Learning Trimaps via Clicks for Image Matting
Chenyi Zhang, Yihan Hu, Henghui Ding, Humphrey Shi, Yao Zhao, Yunchao Wei
TL;DR
The paper addresses the bottleneck of manual trimap annotation in image matting by proposing Click2Trimap, an interactive model that converts sparse user clicks into high-quality trimaps and alpha mattes. It introduces an Integrative Three-class Training Strategy (ITTS) and a Conditioned Unknown Prioritized Simulation (CUPS) to simulate realistic user interactions and emphasize unknown-region recall. When integrated with trimap-based matting models, Click2Trimap achieves comparable alpha matte accuracy to manual trimaps while dramatically reducing interaction cost, including an average of ~5 seconds per image in user studies. The approach also demonstrates strong scalability to video matting and robustness across diverse object types and real-world data.
Abstract
Despite significant advancements in image matting, existing models heavily depend on manually-drawn trimaps for accurate results in natural image scenarios.
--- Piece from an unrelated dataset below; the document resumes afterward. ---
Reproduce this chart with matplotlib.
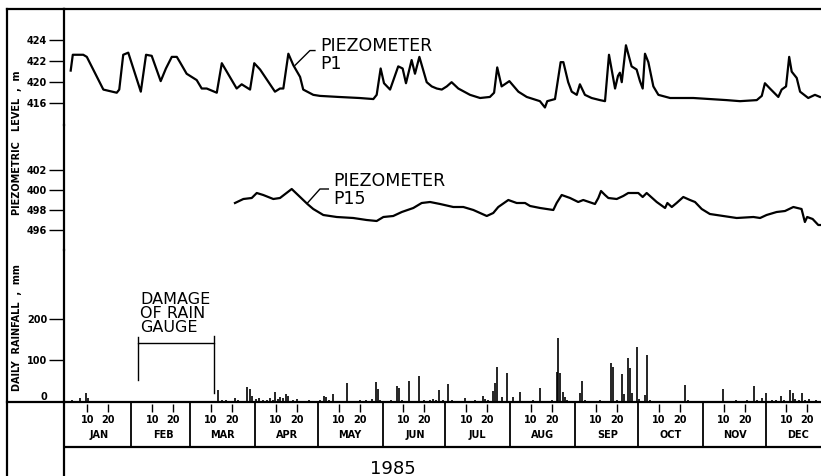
import numpy as np
import matplotlib
matplotlib.use("Agg")
import matplotlib.pyplot as plt
from matplotlib.lines import Line2D

# x axis = day of year 1985 (0 = 1 Jan)
month_names = ["JAN", "FEB", "MAR", "APR", "MAY", "JUN", "JUL", "AUG", "SEP", "OCT", "NOV", "DEC"]
month_start = [0, 31, 59, 90, 120, 151, 181, 212, 243, 273, 304, 334]

# piezometer P1 (m)
p1_day = [2.0, 3.0, 8.0, 9.7, 17.6, 24.0, 25.2, 27.1, 29.5, 35.5, 38.0, 40.7, 45.0, 47.5, 50.3,
          52.7, 54.2, 57.4, 60.6, 62.2, 64.6, 67.0, 71.8, 74.2, 81.3, 83.7, 87.7, 89.7, 92.5,
          99.6, 102.0, 103.6, 106.0, 108.4, 111.6, 113.1, 117.9, 121.1, 130.0, 140.0, 146.6,
          148.2, 150.1, 151.7, 154.6, 158.5, 160.6, 162.2, 164.9, 166.5, 168.6, 172.1, 174.5,
          176.9, 179.3, 181.7, 184.0, 187.2, 192.8, 197.6, 202.3, 204.3, 205.8, 207.9, 211.6,
          215.9, 219.9, 226.2, 228.6, 229.7, 233.4, 236.1, 237.4, 239.7, 241.4, 243.8, 245.3,
          247.7, 250.9, 254.9, 257.3, 259.2, 262.1, 263.5, 264.4, 265.3, 267.3, 270.0, 272.4,
          274.0, 275.3, 276.4, 278.0, 280.4, 282.8, 288.4, 299.5, 315.4, 321.8, 329.8, 332.2,
          333.7, 336.1, 340.1, 341.7, 343.8, 345.3, 346.5, 348.9, 350.5, 354.4, 357.6, 360.0]
p1_lvl = [421.1, 422.6, 422.6, 422.4, 419.3, 419.0, 419.3, 422.6, 422.8, 419.1, 422.6, 422.5, 420.1,
          421.3, 422.4, 422.4, 421.9, 420.8, 420.4, 420.2, 419.4, 419.4, 419.0, 421.8, 419.4,
          419.8, 419.3, 421.8, 421.2, 419.1, 419.4, 419.4, 422.7, 421.6, 420.5, 419.3, 418.8,
          418.7, 418.6, 418.5, 418.4, 418.8, 421.3, 419.9, 419.3, 421.5, 421.3, 419.9, 422.1,
          420.8, 422.4, 420.0, 419.6, 419.4, 419.3, 419.6, 420.0, 419.4, 418.8, 418.5, 418.6,
          419.0, 421.4, 419.6, 420.1, 419.1, 418.6, 418.2, 417.6, 418.2, 418.4, 421.9, 421.9,
          420.0, 419.1, 418.8, 419.8, 418.8, 418.5, 418.3, 418.2, 422.6, 419.4, 420.6, 420.9,
          420.0, 423.5, 421.5, 421.2, 420.1, 419.4, 422.7, 421.9, 419.6, 418.8, 418.5, 418.5,
          418.3, 418.2, 418.3, 418.7, 419.9, 419.4, 418.6, 419.3, 419.6, 422.4, 421.0, 420.4,
          419.1, 418.5, 418.8, 418.6]

# piezometer P15 (m)
p15_day = [80.5, 84.5, 88.5, 90.9, 94.0, 98.8, 102.0, 107.6, 111.6, 115.1, 117.9, 122.7, 129.1,
           137.0, 143.4, 148.2, 151.4, 156.1, 160.2, 165.7, 169.7, 173.7, 178.5, 184.8, 189.6,
           194.4, 200.8, 203.9, 206.3, 211.1, 215.1, 219.1, 221.5, 226.3, 232.6, 234.2, 236.6,
           240.6, 244.5, 246.9, 252.5, 254.1, 255.4, 257.3, 258.9, 262.9, 266.0, 268.4, 273.2,
           275.3, 277.2, 282.0, 286.0, 287.1, 289.2, 291.5, 294.7, 297.9, 300.3, 303.5, 307.4,
           313.8, 320.2, 328.2, 331.4, 334.5, 339.3, 343.3, 347.3, 351.2, 352.8, 353.9, 356.5,
           359.2, 361.0]
p15_lvl = [398.7, 399.1, 399.2, 399.7, 399.5, 399.1, 399.2, 400.1, 399.3, 398.6, 398.1, 397.5,
           397.3, 397.2, 397.0, 396.9, 397.3, 397.4, 397.8, 398.2, 398.7, 398.8, 398.6, 398.3,
           398.3, 398.0, 397.4, 397.7, 398.3, 399.0, 398.7, 398.7, 398.4, 398.2, 398.0, 398.7,
           399.5, 399.2, 398.8, 399.0, 398.6, 399.2, 399.9, 399.5, 399.2, 399.1, 399.4, 399.7,
           399.7, 399.3, 399.7, 398.8, 398.2, 398.7, 398.3, 398.7, 399.3, 399.0, 398.8, 398.1,
           397.6, 397.4, 397.2, 397.3, 397.2, 397.5, 397.8, 397.9, 398.3, 398.1, 396.8, 397.3,
           397.1, 396.5, 396.5]

# daily rainfall (mm)
rain_day = [2.5, 6.5, 9.3, 10.4, 13, 17, 22,
            72.5, 74.5, 76, 78, 80.5, 82, 86.4, 87.5, 88.8, 90.5, 92, 94, 96, 97.2, 98.5, 99.6,
            101, 102, 103.5, 104.9, 106, 108, 110, 113, 116, 119, 121, 123.2, 124, 125.5, 127.2,
            130, 133.9, 137, 140, 143, 146, 147.9, 148.7, 150, 153, 155, 158.1, 159.1, 160.5,
            163.8, 166, 168.3, 171, 173.6, 175, 176.5, 178.1, 180, 182.4, 184, 187, 190.4, 192,
            195, 199.1, 200, 201.5, 203.9, 204.7, 205.5, 208, 210.6, 213.5, 216.7, 220, 223,
            226.2, 229, 232, 234.2, 235.0, 235.8, 237, 238, 239, 242, 245.3, 246.1, 247.5, 250,
            255, 258, 260.0, 261, 263, 265.3, 266.5, 268.5, 269.3, 270.2, 272.4, 273.5, 276.3,
            277.5, 279, 283, 288, 295.5, 297, 305, 313.5, 316, 320, 325, 328.6, 330, 332.1, 334,
            337, 339, 341.4, 343, 345.7, 347, 348.2, 350, 351.3, 353, 355, 358]
rain_mm = [4, 9, 22, 10, 3, 2, 3,
           29, 4, 5, 3, 9, 4, 35, 31, 14, 7, 9, 5, 6, 9, 6, 25,
           8, 13, 10, 19, 14, 5, 7, 3, 4, 3, 5, 15, 13, 4, 19,
           3, 45, 3, 4, 5, 7, 49, 31, 5, 3, 4, 39, 33, 6,
           51, 3, 63, 4, 6, 8, 5, 29, 4, 43, 5, 3, 9, 3,
           4, 14, 8, 5, 26, 45, 84, 13, 71, 11, 25, 3, 4,
           33, 3, 4, 73, 153, 69, 25, 12, 6, 3, 22, 51, 6, 3,
           4, 3, 93, 84, 5, 67, 20, 105, 81, 22, 133, 8, 17,
           113, 5, 3, 2, 41, 4, 3, 31, 3, 4, 5, 39, 4, 10, 22,
           6, 5, 14, 6, 29, 22, 8, 4, 22, 5, 8, 4]

# rain gauge out of order
damage_start, damage_end = 34.3, 70.3

W, H = 821, 476
fig = plt.figure(figsize=(W / 100, H / 100), dpi=100)
plt.rcParams['font.family'] = ['DejaVu Sans']

XL = (-1.2, 360.5)
left = 64 / W
width = 1 - left


def add_ax(top_px, bot_px):
    ax = fig.add_axes([left, 1 - bot_px / H, width, (bot_px - top_px) / H])
    for s in ["top", "right", "bottom"]:
        ax.spines[s].set_visible(False)
    ax.spines["left"].set_linewidth(1.6)
    ax.set_xlim(*XL)
    ax.set_xticks([])
    ax.patch.set_visible(False)
    ax.tick_params(axis="y", length=11, width=1.0, pad=1, labelsize=7)
    for lab in ax.get_yticklabels():
        lab.set_fontweight("bold")
    return ax


lw_curve = 1.6

# P1 panel
ax1 = add_ax(9, 125)
ax1.spines["top"].set_visible(True)
ax1.spines["top"].set_linewidth(1.6)
ax1.set_ylim(415.94, 426.94)
ax1.plot(p1_day, p1_lvl, color="black", lw=lw_curve)
ax1.set_yticks([418, 420, 422, 424])
ax1.set_yticklabels(["416", "420", "422", "424"], fontweight="bold", fontsize=7)
ax1.plot([109.2, 116.3, 118.7], [421.6, 423.0, 423.0], color="black", lw=1.0)
ax1.text(121.1, 424.25, "PIEZOMETER\nP1", fontsize=12.5, va="top", ha="left", linespacing=0.95)

# P15 panel
ax2 = add_ax(125, 250)
ax2.set_ylim(394, 406.5)
ax2.plot(p15_day, p15_lvl, color="black", lw=lw_curve)
ax2.set_yticks([396, 398, 400, 402])
ax2.set_yticklabels(["496", "498", "400", "402"], fontweight="bold", fontsize=7)
ax2.plot([115.0, 121.1, 125.1], [398.67, 400.1, 400.1], color="black", lw=1.0)
ax2.text(127.5, 401.75, "PIEZOMETER\nP15", fontsize=12.5, va="top", ha="left", linespacing=0.95)

# rainfall panel
ax3 = add_ax(250, 402)
ax3.spines["bottom"].set_visible(True)
ax3.spines["bottom"].set_linewidth(1.6)
ax3.set_ylim(0, 366)
ax3.vlines(rain_day, 0, rain_mm, color="black", lw=1.2)
ax3.set_yticks([0, 100, 200])
ax3.set_yticklabels(["0", "100", "200"], fontweight="bold", fontsize=7)
ax3.yaxis.get_major_ticks()[0].tick1line.set_visible(False)
ax3.yaxis.get_major_ticks()[0].label1.set_verticalalignment("bottom")
ax3.plot([damage_start, damage_start, damage_end, damage_end], [53, 143, 143, 22], color="black", lw=1.0)
ax3.plot([damage_start, damage_start], [143, 156], color="black", lw=1.0)
ax3.plot([damage_end, damage_end], [143, 159], color="black", lw=1.0)
ax3.text(damage_start + 0.8, 264, "DAMAGE\nOF RAIN\nGAUGE", fontsize=11.5, va="top", ha="left",
         linespacing=0.9)

# month strip
ax4 = add_ax(402, 476)
ax4.set_ylim(0, 1)
ax4.set_yticks([])
box_bot = 1 - 45 / 74
ax4.vlines(month_start[1:], box_bot, 1, color="black", lw=1.3)
ax4.axhline(box_bot, color="black", lw=1.6)
for m, s in zip(month_names, month_start):
    ax4.vlines([s + 10, s + 20], 0.86, 0.97, color="black", lw=1.0)
    ax4.text(s + 10, 0.76, "10", fontsize=7, fontweight="bold", ha="center", va="center")
    ax4.text(s + 20, 0.76, "20", fontsize=7, fontweight="bold", ha="center", va="center")
    ax4.text(s + 15.5, 0.56, m, fontsize=7, fontweight="bold", ha="center", va="center")
ax4.text(156, 0.1, "1985", fontsize=13, ha="center", va="center")

# outer frame + extended baseline
fx = 7 / W
fig.add_artist(Line2D([fx, fx], [0, 1 - 9 / H], color="black", lw=1.6))
fig.add_artist(Line2D([fx, left], [1 - 9 / H, 1 - 9 / H], color="black", lw=1.6))
fig.add_artist(Line2D([fx, left], [1 - 402 / H, 1 - 402 / H], color="black", lw=1.6))

fig.text(17 / W, 1 - 143 / H, "PIEZOMETRIC   LEVEL  ,  m", rotation=90, fontsize=7,
         fontweight="bold", ha="center", va="center")
fig.text(17 / W, 1 - 328 / H, "DAILY  RAINFALL  ,  mm", rotation=90, fontsize=7,
         fontweight="bold", ha="center", va="center")

fig.savefig("out.png", dpi=100)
However, the process of obtaining trimaps is time-consuming, lacking user-friendliness and device compatibility. This reliance greatly limits the practical application of all trimap-based matting methods. To address this issue, we introduce Click2Trimap, an interactive model capable of predicting high-quality trimaps and alpha mattes with minimal user click inputs. Through analyzing real users' behavioral logic and characteristics of trimaps, we successfully propose a powerful iterative three-class training strategy and a dedicated simulation function, making Click2Trimap exhibit versatility across various scenarios. Quantitative and qualitative assessments on synthetic and real-world matting datasets demonstrate Click2Trimap's superior performance compared to all existing trimap-free matting methods. Especially, in the user study, Click2Trimap achieves high-quality trimap and matting predictions in just an average of 5 seconds per image, demonstrating its substantial practical value in real-world applications.